Parents, it is Important to Keep your Word when you Speak to your Child



Distraction Stops us from Keeping our Word

Years ago when I was revisiting this idea I discussed keeping our word with our kids.  I asked them what is it that stops them from doing what they said they would do. Their answer was very clear – distractions. Their heart responses to life aren’t really any different from ours as parents – we are all people, learning to do the right thing at the right time.  So I think they were right, I really do believe it is distractions that stop us from keeping our word too.

For parents this means:

  • We have too much going on at any one time so we are distracted
  • (and/or) Our priorities get out of whack and we focus on the wrong thing at the wrong time, making us distracted.


If you struggle with this here are 3 things to think about:

-1- Look at your training goals for your children – are they specific? Remember you can’t train everything today! You can’t deal with all the things in one day. Choose one major issue for each of your children, and if that is too many to deal with choose one issue at a time.  

If you try and work on all the issues you will be distracted, you will say things and not follow through, you will make empty threats and not keep your word so look at the immediate training goals you have for your children.

-2- Look at your days – do you actually have time to train your children? Do you have time to get alongside of them and show them how to live, do you have time to be there to correct and guide their choices? 

If your days are too busy I encourage you to learn to say “no” so you can focus on your priorities – which is the heart of your children. 

One way to look at our days is to keep a time log where every hour you check in with yourself and you write a list of what you have dealt with in the last hour.  Doesn’t have to be down to the last dot – just generally, what comes to mind, what have you dealt with in the last hour.  Do that for a week or two then you can look over your notes and see where the distractions are coming from and where you are focusing on things that aren’t your priorities.

-3- Teach yourself not to say anything to your children unless you are standing still and looking them in their eyes. If you have a bad case of “not keeping your word” then I also suggest you hold their hands or have some physical contact before you speak. Doing these things will slow you down, and make you aware of what you are saying to your children – be it an instruction, a correction, or just a conversation. When you are more aware of your words you are more likely to keep them!


Our Words Have Consequences

“A man is only as good as his word” may be an old-fashioned statement that we don’t hear anymore – but that is a shame.  When our word can be trusted we build respect which builds relationship which will lead to influence. If we want to influence our children’s lives, we need to have relationship with them.  Our relationship will only be built on respect and trust. So it is important to keep our word – no matter how little or seemingly insignificant the situations we are in might seem – our words matter.

We all know what it is like for a friend or even our spouse – to say something to us, and not follow through and do what they said they would.  We know the heart-hurt that happens when a friend says something when they are distracted and you know they are not really with you even though they say the right words.  Our kids feel that too.  

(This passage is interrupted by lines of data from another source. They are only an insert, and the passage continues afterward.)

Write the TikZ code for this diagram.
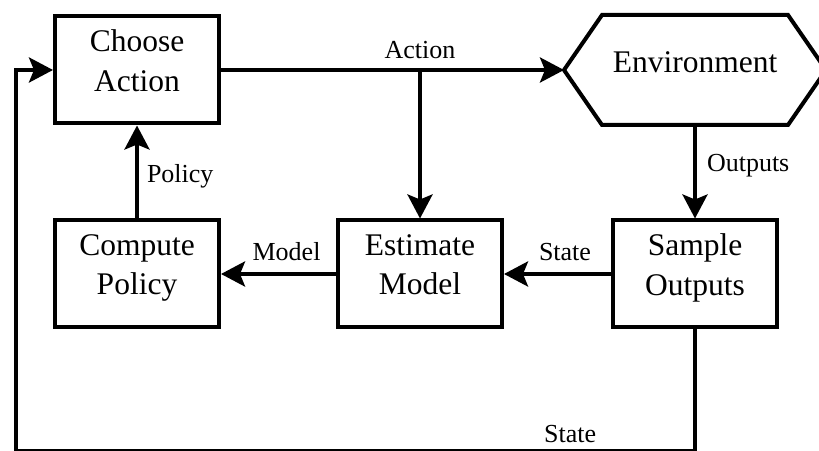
\documentclass[tikz,border=0pt]{standalone}
\usepackage{fontspec}
\setmainfont{Liberation Serif}
\usetikzlibrary{positioning,arrows.meta}

\begin{document}
\begin{tikzpicture}[x=1pt,y=1pt,
		block/.style={draw, line width=4pt, minimum width=164pt, minimum height=107pt, align=center, text depth=19pt, font=\fontsize{31.5}{39.5}\selectfont},
		lbl/.style={inner sep=2pt, font=\fontsize{26}{30}\selectfont},
		flow/.style={line width=4pt, -{Stealth[length=24pt,width=25pt,inset=5pt]}},
	]
		\useasboundingbox (0,0) rectangle (819,450);
		\node [block] (choose) at (137,380) {Choose\\Action};
		\node [block, below=93pt of choose] (comp) {Compute\\Policy};
		\node [block, right=115pt of comp] (est) {Estimate\\Model};
		\node [block, right=107pt of est] (samp) {Sample\\Outputs};
		\node [above=93.5pt of samp, minimum width=262pt, minimum height=110pt, inner sep=0pt, outer sep=0pt, text depth=16pt, font=\fontsize{31.5}{39.5}\selectfont] (env) {Environment};
		\draw [line width=4pt] (env.west) -- ([xshift=38pt]env.north west) -- ([xshift=-38pt]env.north east) -- (env.east)
			-- ([xshift=-38pt]env.south east) -- ([xshift=38pt]env.south west) -- cycle;
		\coordinate (br) at (choose.east -| est.north);
		\coordinate (lr) at (samp.south |- 0,-1);
		\coordinate (ll) at (16,-1);
		\node [lbl, above=9pt of br] (act) {Action};
		\draw [flow] (choose.east) -- (env.west);
		\draw [flow] (br) -- (est.north);
		\draw [flow] (env.south) -- node [lbl, pos=0.43, right=8pt] {Outputs} (samp.north);
		\draw [flow] (samp.west) -- node [lbl, pos=0.43, above=9pt] {State} (est.east);
		\draw [flow] (est.west) -- node [lbl, pos=0.43, above=9pt] {Model} (comp.east);
		\draw [flow] (comp.north) -- node [lbl, pos=0.45, right=6pt] {Policy} (choose.south);
		\draw [flow] (samp.south) -- (lr) -- node [lbl, pos=0.184, above=4.5pt] {State} (ll) |- (choose.west);
	\end{tikzpicture}
\end{document}
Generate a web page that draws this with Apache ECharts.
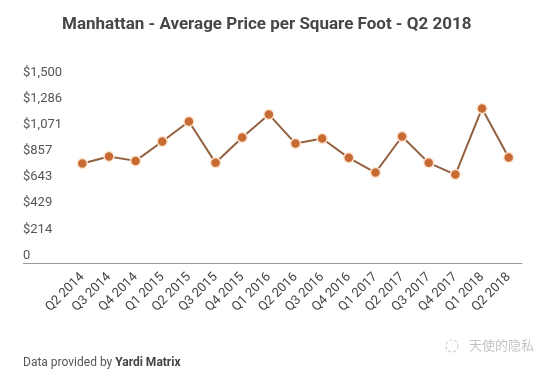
<!DOCTYPE html>
<html>
<head>
<meta charset="utf-8">
<script src="https://cdn.jsdelivr.net/npm/echarts@6/dist/echarts.min.js"></script>
<style>
html,body{margin:0;padding:0;background:#fff;}
#c{width:551px;height:371px;}
</style>
</head>
<body>
<div id="c"></div>
<script>
var categories = ['Q2 2014','Q3 2014','Q4 2014','Q1 2015','Q2 2015','Q3 2015','Q4 2015','Q1 2016','Q2 2016','Q3 2016','Q4 2016','Q1 2017','Q2 2017','Q3 2017','Q4 2017','Q1 2018','Q2 2018'];
var pricePerSqFt = [815, 873, 837, 996, 1160, 821, 1029, 1218, 979, 1021, 862, 741, 1037, 821, 725, 1267, 865];
var yTickLabels = ['0', '$214', '$429', '$643', '$857', '$1,071', '$1,286', '$1,500'];
var yMax = 1500;

var chart = echarts.init(document.getElementById('c'), null, {renderer: 'canvas'});
var font = 'Roboto, "Noto Sans", sans-serif';
var option = {
  backgroundColor: '#ffffff',
  animation: false,
  title: {
    text: 'Manhattan - Average Price per Square Foot - Q2 2018',
    left: 57,
    top: 11,
    textStyle: {fontFamily: font, fontSize: 17, fontWeight: 'bold', color: '#474747'}
  },
  grid: {left: 69, right: 29, top: 80, bottom: 108, containLabel: false},
  xAxis: {
    type: 'category',
    data: categories,
    boundaryGap: true,
    axisLine: {show: true, lineStyle: {color: '#9a9a9a', width: 1}},
    axisTick: {show: false},
    axisLabel: {rotate: 45, interval: 0, margin: 12, fontFamily: font, fontSize: 13, color: '#444'},
    splitLine: {show: false}
  },
  yAxis: {
    type: 'value',
    min: 0,
    max: yMax,
    interval: yMax / 7,
    axisLine: {show: false},
    axisTick: {show: false},
    splitLine: {show: false},
    axisLabel: {
      align: 'left',
      verticalAlign: 'bottom',
      margin: 46,
      padding: [0, 0, 1, 0],
      fontFamily: font,
      fontSize: 13,
      color: '#555',
      formatter: function (v, i) { return yTickLabels[i] !== undefined ? yTickLabels[i] : ''; }
    }
  },
  series: [{
    type: 'line',
    data: pricePerSqFt,
    symbol: 'circle',
    symbolSize: 10,
    lineStyle: {color: '#93613f', width: 2},
    itemStyle: {color: '#c86a33', borderColor: '#fde6d3', borderWidth: 1.5},
    z: 3
  }],
  graphic: []
};
chart.setOption(option);

var y0 = chart.convertToPixel({yAxisIndex: 0}, 0);
chart.setOption({
  graphic: [
    {type: 'line', shape: {x1: 23, y1: y0 + 0.5, x2: 69, y2: y0 + 0.5}, style: {stroke: '#9a9a9a', lineWidth: 1}, silent: true},
    {type: 'text', left: 23, top: 357, style: {rich: {n: {fontFamily: font, fontSize: 12, fill: '#555'}, b: {fontFamily: font, fontSize: 12, fontWeight: 'bold', fill: '#444'}}, text: '{n|Data provided by }{b|Yardi Matrix}'}},
    {type: 'circle', shape: {cx: 452, cy: 346, r: 6}, style: {fill: 'none', stroke: '#d0d0d0', lineWidth: 1.2, lineDash: [3, 2]}, silent: true},
    {type: 'text', left: 469, top: 339, style: {text: '天使的隐私', fontFamily: '"Noto Sans CJK SC", sans-serif', fontSize: 13, fill: '#c4c4c4'}}
  ]
});
</script>
</body>
</html>
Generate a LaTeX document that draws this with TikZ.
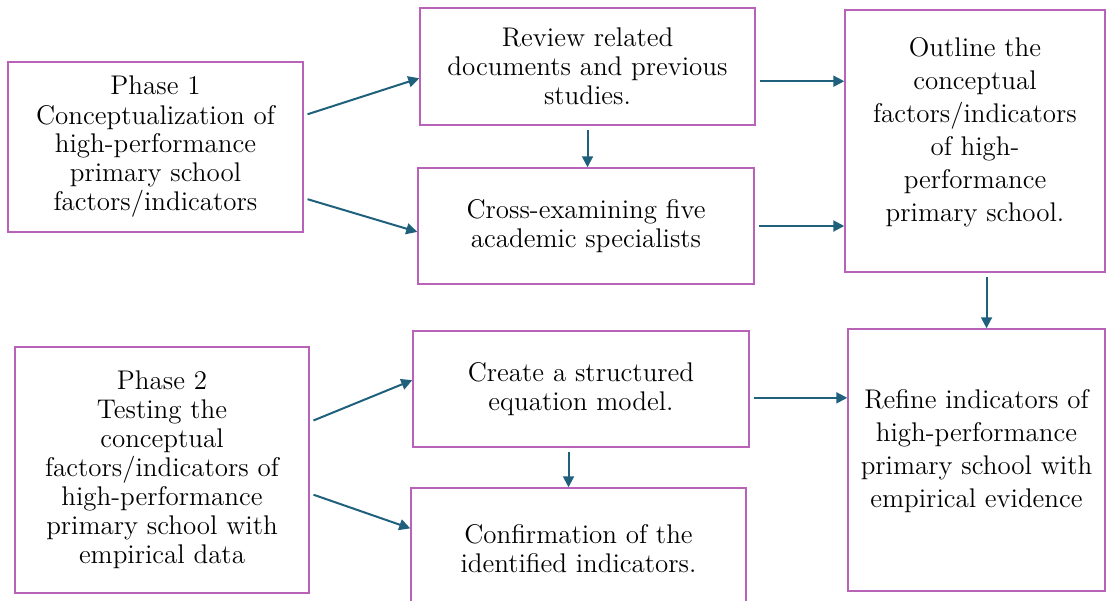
\documentclass[tikz,border=0pt]{standalone}
\usepackage{tikz}
\usetikzlibrary{arrows.meta}
\definecolor{boxline}{RGB}{184,98,184}
\definecolor{arrowline}{RGB}{31,96,124}

\begin{document}
\begin{tikzpicture}[x=0.5pt,y=-0.5pt]
\useasboundingbox (0,0) rectangle (1106,600);
\begin{scope}[every node/.style={draw=boxline,line width=0.75pt,align=center,inner sep=2pt,
                                 font=\fontsize{13.5}{14.5}\selectfont}]
    \node[minimum width=147.5pt,minimum height=85pt] (p1) at (155.5,147)
    {Phase 1\\Conceptualization of\\high-performance\\primary school\\factors/indicators};
    \node[minimum width=167.5pt,minimum height=58.5pt] (review) at (587.5,66.5)
    {Review related\\documents and previous\\studies.};
    \node[minimum width=168pt,minimum height=58pt] (cross) at (586,226)
    {Cross-examining five\\academic specialists};
    % text sits high in the two tall boxes
    \node[minimum width=130pt,minimum height=131pt,font=\fontsize{13.5}{16.5}\selectfont] (outline) at (975,141)
    {Outline the\\conceptual\\factors/indicators\\of high-\\performance\\primary school.\\[-5pt]};
    \node[minimum width=147pt,minimum height=123pt] (p2) at (162,470)
    {Phase 2\\Testing the\\conceptual\\factors/indicators of\\high-performance\\primary school with\\empirical data};
    \node[minimum width=168pt,minimum height=58pt] (sem) at (581,389)
    {Create a structured\\equation model.};
    % bottom edge runs off the page
    \node[minimum width=167.5pt,minimum height=61pt] (confirm) at (578.5,549)
    {Confirmation of the\\identified indicators.};
    \node[minimum width=128.5pt,minimum height=131pt,font=\fontsize{13.5}{16.5}\selectfont] (refine) at (976.5,460)
    {Refine indicators of\\high-performance\\primary school with\\empirical evidence\\[-5pt]};
\end{scope}
% \begin{scope}[>={Stealth[arrowline]},
\begin{scope}[>={Triangle[length=5.5pt,width=5.5pt]},
              every edge/.style={draw=arrowline,line width=1pt,shorten <=2pt}]
    \path [->] (p1.12) edge (review.184);
    \path [->] (p1.341) edge (cross.182);
    \path [->] (review.south) edge (review.south |- cross.north);
    \path [->] (review.-5) edge (review.-5 -| outline.west);
    \path [->] (cross.east) edge (cross.east -| outline.west);
    \path [->] (outline.-85) edge (outline.-85 |- refine.north);
    \path [->] (p2.18) edge (sem.177);
    \path [->] (p2.351) edge (confirm.173);
    \path [->] (sem.-3) edge (sem.-3 -| refine.west);
    \path [->] (sem.-102) edge (sem.-102 |- confirm.north);
\end{scope}
\end{tikzpicture}
\end{document}
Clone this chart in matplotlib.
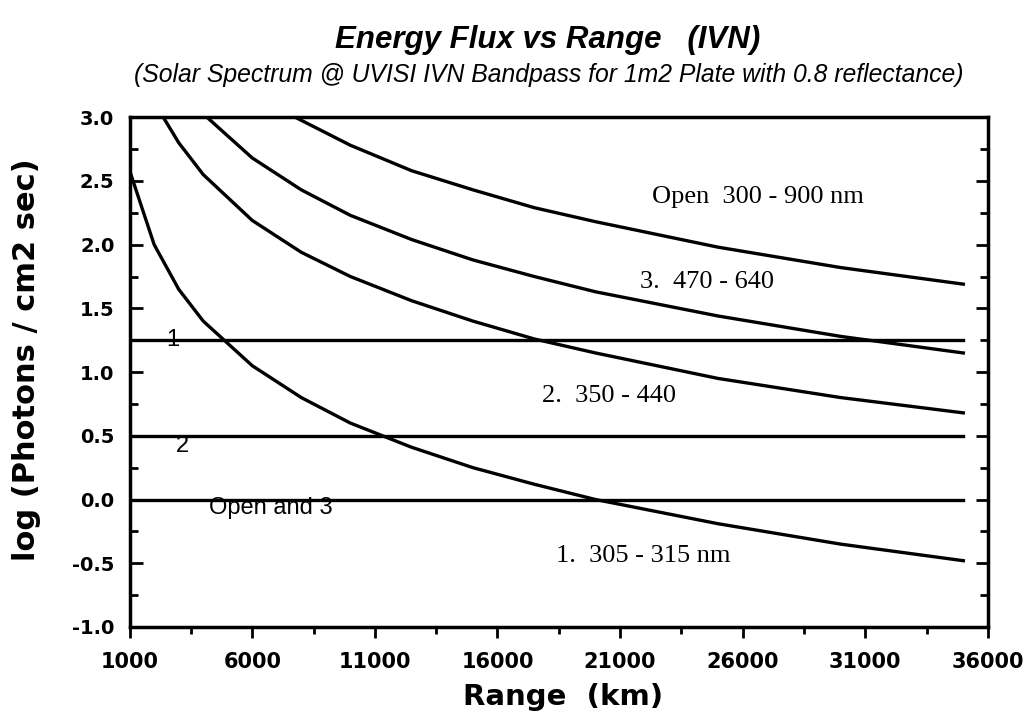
import matplotlib.pyplot as plt
from matplotlib.ticker import MultipleLocator, FixedLocator

# values (range in km, log photons / cm2 sec)
r_band1 = [1000, 2000, 3000, 4000, 6000, 8000, 10000, 12500, 15000, 17500, 20000, 25000, 30000, 35000]
y_band1 = [2.58, 2.00, 1.65, 1.40, 1.05, 0.80, 0.60, 0.41, 0.25, 0.12, 0.00, -0.19, -0.35, -0.48]

r_band2 = [2370, 3000, 4000, 6000, 8000, 10000, 12500, 15000, 17500, 20000, 25000, 30000, 35000]
y_band2 = [3.00, 2.80, 2.55, 2.19, 1.94, 1.75, 1.56, 1.40, 1.26, 1.15, 0.95, 0.80, 0.68]

r_band3 = [4150, 6000, 8000, 10000, 12500, 15000, 17500, 20000, 25000, 30000, 35000]
y_band3 = [3.00, 2.68, 2.43, 2.23, 2.04, 1.88, 1.75, 1.63, 1.44, 1.28, 1.15]

r_open = [7750, 10000, 12500, 15000, 17500, 20000, 25000, 30000, 35000]
y_open = [3.00, 2.78, 2.58, 2.43, 2.29, 2.18, 1.98, 1.82, 1.69]

# threshold levels
levels = [1.25, 0.5, 0.0]
level_names = ["1", "2", "Open and 3"]
level_r = [2500, 2900, 4250]
level_dy = [0.0, -0.08, -0.07]

curve_names = ["1.  305 - 315 nm", "2.  350 - 440", "3.  470 - 640", "Open  300 - 900 nm"]
curve_pos = [(18400, -0.44), (17800, 0.81), (21800, 1.71), (22300, 2.37)]

x_ticks = [1000, 6000, 11000, 16000, 21000, 26000, 31000, 36000]
x_minor = [3500, 8500, 13500, 18500, 23500, 28500, 33500]

fig = plt.figure(figsize=(10.29, 7.19), dpi=100)
ax = fig.add_axes([0.126, 0.128, 0.834, 0.709])

lw = 2.4
for r, y in [(r_band1, y_band1), (r_band2, y_band2), (r_band3, y_band3), (r_open, y_open)]:
    ax.plot(r, y, color="black", lw=lw)
for lv in levels:
    ax.plot([1000, 35000], [lv, lv], color="black", lw=lw)

for name, r, lv, dy in zip(level_names, level_r, levels, level_dy):
    ax.text(r, lv + dy, name, fontsize=17, family="Liberation Sans",
            ha="left", va="center")

for name, (r, y) in zip(curve_names, curve_pos):
    ax.text(r, y, name, fontsize=19, family="Liberation Serif",
            ha="left", va="center")

ax.set_xlim(1000, 36000)
ax.set_ylim(-1.0, 3.0)
ax.xaxis.set_major_locator(FixedLocator(x_ticks))
ax.xaxis.set_minor_locator(FixedLocator(x_minor))
ax.yaxis.set_major_locator(MultipleLocator(0.5))
ax.yaxis.set_minor_locator(MultipleLocator(0.25))
ax.yaxis.set_major_formatter(plt.FormatStrFormatter("%.1f"))

ax.tick_params(axis="x", which="major", direction="out", length=8, width=2, pad=10)
ax.tick_params(axis="x", which="minor", direction="out", length=5, width=2)
ax.tick_params(axis="y", which="major", direction="in", length=9, width=2,
               right=True, pad=11)
ax.tick_params(axis="y", which="minor", direction="in", length=6, width=2, right=True)
for lab in ax.get_xticklabels():
    lab.set_fontsize(15)
    lab.set_fontweight("bold")
    lab.set_family("DejaVu Sans")
for lab in ax.get_yticklabels():
    lab.set_fontsize(14)
    lab.set_fontweight("semibold")
    lab.set_family("DejaVu Sans")
for sp in ax.spines.values():
    sp.set_linewidth(2.5)

ax.set_xlabel("Range  (km)", fontsize=21, fontweight="bold", family="DejaVu Sans")
ax.xaxis.set_label_coords(0.505, -0.11)
ax.set_ylabel("log (Photons / cm2 sec)", fontsize=22, fontweight="bold",
              family="DejaVu Sans")
ax.yaxis.set_label_coords(-0.103, 0.525)

fig.text(0.532, 0.945, "Energy Flux vs Range   (IVN)", fontsize=22.5,
         fontweight="bold", style="italic", family="Liberation Sans",
         ha="center", va="center")
fig.text(0.533, 0.895, "(Solar Spectrum @ UVISI IVN Bandpass for 1m2 Plate with 0.8 reflectance)",
         fontsize=17.8, style="italic", family="Liberation Sans",
         ha="center", va="center")

fig.savefig("out.png", dpi=100)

He who guards his lips guards his life, but he who speaks rashly will come to ruin.
Prov 13:3

This verse speaks directly to the parent who is distracted and does not keep their word.  Their relationship with their child will come undone.

A child will quickly feel like you don’t have time for them, like they are not important, like you don’t really care, like they are an inconvenience, that you are not on their side, that you are not listening and you don’t know who they are.  Just going through that list you can feel the heartache in a child whose parent doesn’t keep their word.  So let our yes be yes, and our no be no.